Required work:
Extract, in full, the lines below, beginning at the first and ending with the line that contains "Chart.register(...registerables);". Pictures do not belong in the copy.

****************

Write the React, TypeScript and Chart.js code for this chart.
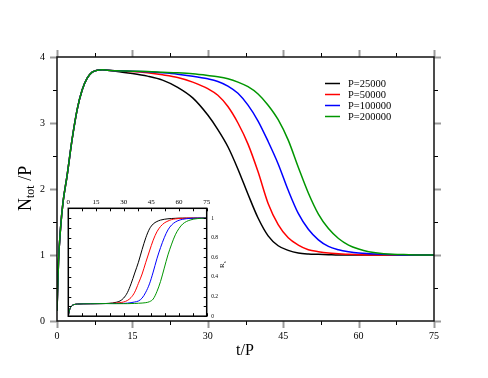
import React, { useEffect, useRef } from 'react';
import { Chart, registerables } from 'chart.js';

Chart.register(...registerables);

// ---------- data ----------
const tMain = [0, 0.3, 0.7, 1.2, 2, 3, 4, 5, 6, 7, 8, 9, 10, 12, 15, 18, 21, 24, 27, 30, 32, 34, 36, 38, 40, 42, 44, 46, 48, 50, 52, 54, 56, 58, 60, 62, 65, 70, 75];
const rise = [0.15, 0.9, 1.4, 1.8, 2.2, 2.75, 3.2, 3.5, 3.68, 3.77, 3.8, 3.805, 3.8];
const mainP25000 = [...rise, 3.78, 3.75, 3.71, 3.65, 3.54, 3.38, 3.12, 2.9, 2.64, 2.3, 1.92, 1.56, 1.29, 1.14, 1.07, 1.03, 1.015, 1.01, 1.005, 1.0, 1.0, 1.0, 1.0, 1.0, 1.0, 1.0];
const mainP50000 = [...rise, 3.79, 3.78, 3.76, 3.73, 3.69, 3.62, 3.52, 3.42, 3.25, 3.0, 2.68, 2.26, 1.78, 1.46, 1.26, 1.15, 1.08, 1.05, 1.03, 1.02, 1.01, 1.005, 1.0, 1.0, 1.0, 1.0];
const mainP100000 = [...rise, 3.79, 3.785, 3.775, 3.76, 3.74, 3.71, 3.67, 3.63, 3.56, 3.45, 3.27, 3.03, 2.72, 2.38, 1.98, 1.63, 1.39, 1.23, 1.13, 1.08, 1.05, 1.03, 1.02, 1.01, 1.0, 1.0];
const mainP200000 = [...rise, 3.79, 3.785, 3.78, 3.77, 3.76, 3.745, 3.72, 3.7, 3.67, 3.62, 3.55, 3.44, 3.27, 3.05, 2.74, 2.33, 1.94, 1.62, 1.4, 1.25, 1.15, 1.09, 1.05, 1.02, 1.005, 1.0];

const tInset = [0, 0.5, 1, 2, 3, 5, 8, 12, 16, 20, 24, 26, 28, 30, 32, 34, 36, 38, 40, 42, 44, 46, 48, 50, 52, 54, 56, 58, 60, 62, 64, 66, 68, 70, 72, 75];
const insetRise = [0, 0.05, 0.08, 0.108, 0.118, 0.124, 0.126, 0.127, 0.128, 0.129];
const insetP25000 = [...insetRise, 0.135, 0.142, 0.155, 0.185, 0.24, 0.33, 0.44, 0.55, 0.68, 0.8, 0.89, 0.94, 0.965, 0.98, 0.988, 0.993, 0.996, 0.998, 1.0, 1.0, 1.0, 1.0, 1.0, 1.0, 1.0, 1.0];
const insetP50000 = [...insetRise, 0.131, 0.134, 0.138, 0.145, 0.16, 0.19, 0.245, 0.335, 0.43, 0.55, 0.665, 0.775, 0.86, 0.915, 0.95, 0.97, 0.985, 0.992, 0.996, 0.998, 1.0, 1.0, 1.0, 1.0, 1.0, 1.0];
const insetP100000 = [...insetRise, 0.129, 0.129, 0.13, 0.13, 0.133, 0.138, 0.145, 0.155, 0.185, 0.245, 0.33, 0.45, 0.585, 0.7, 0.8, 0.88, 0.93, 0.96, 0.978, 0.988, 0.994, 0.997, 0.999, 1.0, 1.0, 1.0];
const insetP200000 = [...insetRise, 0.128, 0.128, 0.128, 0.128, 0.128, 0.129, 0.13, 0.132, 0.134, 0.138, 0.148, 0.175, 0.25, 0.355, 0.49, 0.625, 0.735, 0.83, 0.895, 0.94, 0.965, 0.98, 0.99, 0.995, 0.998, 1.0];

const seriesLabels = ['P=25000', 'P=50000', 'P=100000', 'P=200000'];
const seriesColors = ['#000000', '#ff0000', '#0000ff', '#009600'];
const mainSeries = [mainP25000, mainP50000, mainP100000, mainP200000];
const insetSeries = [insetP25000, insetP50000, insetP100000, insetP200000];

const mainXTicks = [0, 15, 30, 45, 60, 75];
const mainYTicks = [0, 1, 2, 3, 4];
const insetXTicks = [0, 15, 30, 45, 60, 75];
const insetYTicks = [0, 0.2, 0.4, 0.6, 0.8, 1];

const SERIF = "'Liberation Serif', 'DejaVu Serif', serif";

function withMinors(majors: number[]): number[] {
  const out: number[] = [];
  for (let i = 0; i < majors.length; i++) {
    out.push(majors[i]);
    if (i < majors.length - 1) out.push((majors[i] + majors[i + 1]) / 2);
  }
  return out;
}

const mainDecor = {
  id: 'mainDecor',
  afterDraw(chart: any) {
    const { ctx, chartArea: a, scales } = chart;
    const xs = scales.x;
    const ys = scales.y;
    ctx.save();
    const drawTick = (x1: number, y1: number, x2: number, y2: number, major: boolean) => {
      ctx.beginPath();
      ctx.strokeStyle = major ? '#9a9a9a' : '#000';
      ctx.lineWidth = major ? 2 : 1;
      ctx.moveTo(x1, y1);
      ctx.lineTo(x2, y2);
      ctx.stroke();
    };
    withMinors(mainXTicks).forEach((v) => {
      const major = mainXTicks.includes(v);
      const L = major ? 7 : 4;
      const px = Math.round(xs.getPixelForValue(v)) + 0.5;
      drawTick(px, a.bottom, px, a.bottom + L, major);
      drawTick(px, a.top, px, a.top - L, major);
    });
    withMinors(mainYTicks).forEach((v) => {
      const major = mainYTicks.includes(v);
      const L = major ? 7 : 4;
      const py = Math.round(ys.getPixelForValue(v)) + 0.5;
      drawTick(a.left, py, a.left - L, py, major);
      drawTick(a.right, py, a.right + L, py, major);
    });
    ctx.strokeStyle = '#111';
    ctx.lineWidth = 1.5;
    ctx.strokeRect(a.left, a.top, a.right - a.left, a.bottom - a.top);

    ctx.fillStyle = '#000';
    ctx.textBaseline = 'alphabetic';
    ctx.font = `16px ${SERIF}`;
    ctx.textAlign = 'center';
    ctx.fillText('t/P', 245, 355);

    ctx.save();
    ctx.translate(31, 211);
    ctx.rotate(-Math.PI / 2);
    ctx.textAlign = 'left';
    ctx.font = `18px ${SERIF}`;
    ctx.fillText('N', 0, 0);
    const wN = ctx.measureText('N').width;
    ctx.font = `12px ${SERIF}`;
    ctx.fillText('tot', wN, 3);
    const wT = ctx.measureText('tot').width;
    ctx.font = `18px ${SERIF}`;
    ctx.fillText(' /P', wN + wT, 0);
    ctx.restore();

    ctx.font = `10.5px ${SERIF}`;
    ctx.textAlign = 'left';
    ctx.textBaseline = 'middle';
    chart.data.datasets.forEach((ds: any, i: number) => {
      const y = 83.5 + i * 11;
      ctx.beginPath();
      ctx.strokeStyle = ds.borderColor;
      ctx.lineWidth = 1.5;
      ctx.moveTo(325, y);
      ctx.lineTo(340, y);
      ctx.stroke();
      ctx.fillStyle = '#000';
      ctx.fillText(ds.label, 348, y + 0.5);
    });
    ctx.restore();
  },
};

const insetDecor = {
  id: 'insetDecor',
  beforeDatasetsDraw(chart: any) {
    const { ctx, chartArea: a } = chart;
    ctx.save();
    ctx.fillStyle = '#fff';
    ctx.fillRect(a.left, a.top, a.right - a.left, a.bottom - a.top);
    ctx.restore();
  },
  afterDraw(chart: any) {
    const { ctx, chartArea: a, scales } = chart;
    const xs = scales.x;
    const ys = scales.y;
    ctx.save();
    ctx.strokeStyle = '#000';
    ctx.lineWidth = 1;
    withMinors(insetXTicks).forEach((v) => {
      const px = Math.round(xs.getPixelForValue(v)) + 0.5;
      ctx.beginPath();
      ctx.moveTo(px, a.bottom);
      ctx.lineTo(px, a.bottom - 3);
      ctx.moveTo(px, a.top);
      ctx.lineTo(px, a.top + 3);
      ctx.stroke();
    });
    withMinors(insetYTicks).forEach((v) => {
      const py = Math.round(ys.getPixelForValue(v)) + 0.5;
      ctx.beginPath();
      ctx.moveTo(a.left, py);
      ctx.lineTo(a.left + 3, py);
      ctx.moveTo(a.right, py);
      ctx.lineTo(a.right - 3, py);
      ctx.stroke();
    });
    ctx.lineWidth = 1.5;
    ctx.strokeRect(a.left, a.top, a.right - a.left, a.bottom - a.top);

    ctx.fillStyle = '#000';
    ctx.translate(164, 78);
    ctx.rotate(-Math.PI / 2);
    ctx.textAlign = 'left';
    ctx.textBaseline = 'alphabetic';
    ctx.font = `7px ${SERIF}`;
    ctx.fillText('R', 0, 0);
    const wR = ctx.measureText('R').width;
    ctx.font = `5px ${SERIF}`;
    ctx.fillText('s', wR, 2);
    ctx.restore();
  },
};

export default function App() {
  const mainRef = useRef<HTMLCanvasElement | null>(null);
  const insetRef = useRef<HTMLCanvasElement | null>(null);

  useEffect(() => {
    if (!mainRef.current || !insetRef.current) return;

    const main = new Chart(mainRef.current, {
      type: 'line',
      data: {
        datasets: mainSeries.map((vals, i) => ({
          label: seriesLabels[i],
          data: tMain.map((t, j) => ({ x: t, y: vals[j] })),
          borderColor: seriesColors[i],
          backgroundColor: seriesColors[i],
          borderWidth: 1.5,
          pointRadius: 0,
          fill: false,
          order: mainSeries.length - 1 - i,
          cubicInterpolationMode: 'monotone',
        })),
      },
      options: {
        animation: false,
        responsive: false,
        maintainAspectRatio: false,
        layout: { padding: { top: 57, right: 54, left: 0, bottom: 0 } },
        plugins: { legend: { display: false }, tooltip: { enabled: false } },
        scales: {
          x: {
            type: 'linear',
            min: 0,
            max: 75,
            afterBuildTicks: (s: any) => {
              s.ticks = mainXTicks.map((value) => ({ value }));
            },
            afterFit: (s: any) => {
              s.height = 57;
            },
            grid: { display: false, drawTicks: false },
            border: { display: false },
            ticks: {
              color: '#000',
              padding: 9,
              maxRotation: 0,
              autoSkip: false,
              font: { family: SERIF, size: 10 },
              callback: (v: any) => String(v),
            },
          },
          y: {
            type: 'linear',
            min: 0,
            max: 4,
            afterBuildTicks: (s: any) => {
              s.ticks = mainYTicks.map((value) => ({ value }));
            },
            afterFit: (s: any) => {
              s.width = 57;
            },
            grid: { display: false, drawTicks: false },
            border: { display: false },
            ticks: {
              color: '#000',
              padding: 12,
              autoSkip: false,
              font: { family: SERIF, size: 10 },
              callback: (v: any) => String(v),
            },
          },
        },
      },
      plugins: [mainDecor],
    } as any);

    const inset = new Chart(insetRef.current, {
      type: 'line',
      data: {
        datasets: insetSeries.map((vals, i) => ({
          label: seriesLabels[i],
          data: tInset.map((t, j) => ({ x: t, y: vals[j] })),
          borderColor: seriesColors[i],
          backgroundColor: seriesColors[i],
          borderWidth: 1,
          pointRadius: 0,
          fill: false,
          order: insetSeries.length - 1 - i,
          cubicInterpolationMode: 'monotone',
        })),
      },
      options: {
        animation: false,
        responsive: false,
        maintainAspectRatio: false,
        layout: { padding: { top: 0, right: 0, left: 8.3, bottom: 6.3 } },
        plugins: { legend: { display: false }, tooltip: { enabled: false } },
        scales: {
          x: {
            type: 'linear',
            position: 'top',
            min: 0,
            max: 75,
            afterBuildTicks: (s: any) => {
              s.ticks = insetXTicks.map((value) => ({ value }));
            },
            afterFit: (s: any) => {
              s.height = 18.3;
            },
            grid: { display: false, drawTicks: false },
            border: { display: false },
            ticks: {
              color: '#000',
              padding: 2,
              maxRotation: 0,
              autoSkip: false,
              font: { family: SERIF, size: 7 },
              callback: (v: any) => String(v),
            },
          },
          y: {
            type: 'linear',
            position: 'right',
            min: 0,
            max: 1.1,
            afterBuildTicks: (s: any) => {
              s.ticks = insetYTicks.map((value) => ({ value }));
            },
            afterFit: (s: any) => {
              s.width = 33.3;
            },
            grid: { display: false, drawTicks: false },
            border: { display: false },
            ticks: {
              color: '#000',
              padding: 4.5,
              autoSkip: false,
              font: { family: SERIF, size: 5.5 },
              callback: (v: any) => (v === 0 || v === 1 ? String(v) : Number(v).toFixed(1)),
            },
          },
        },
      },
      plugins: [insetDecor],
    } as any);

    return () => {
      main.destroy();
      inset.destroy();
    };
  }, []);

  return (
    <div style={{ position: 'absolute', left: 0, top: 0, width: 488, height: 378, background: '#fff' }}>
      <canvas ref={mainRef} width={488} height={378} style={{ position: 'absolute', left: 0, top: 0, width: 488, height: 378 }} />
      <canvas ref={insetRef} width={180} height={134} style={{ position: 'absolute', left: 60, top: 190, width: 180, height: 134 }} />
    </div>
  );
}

****************

Complete response:
Write the React, TypeScript and Chart.js code for this chart.
import React, { useEffect, useRef } from 'react';
import { Chart, registerables } from 'chart.js';

Chart.register(...registerables);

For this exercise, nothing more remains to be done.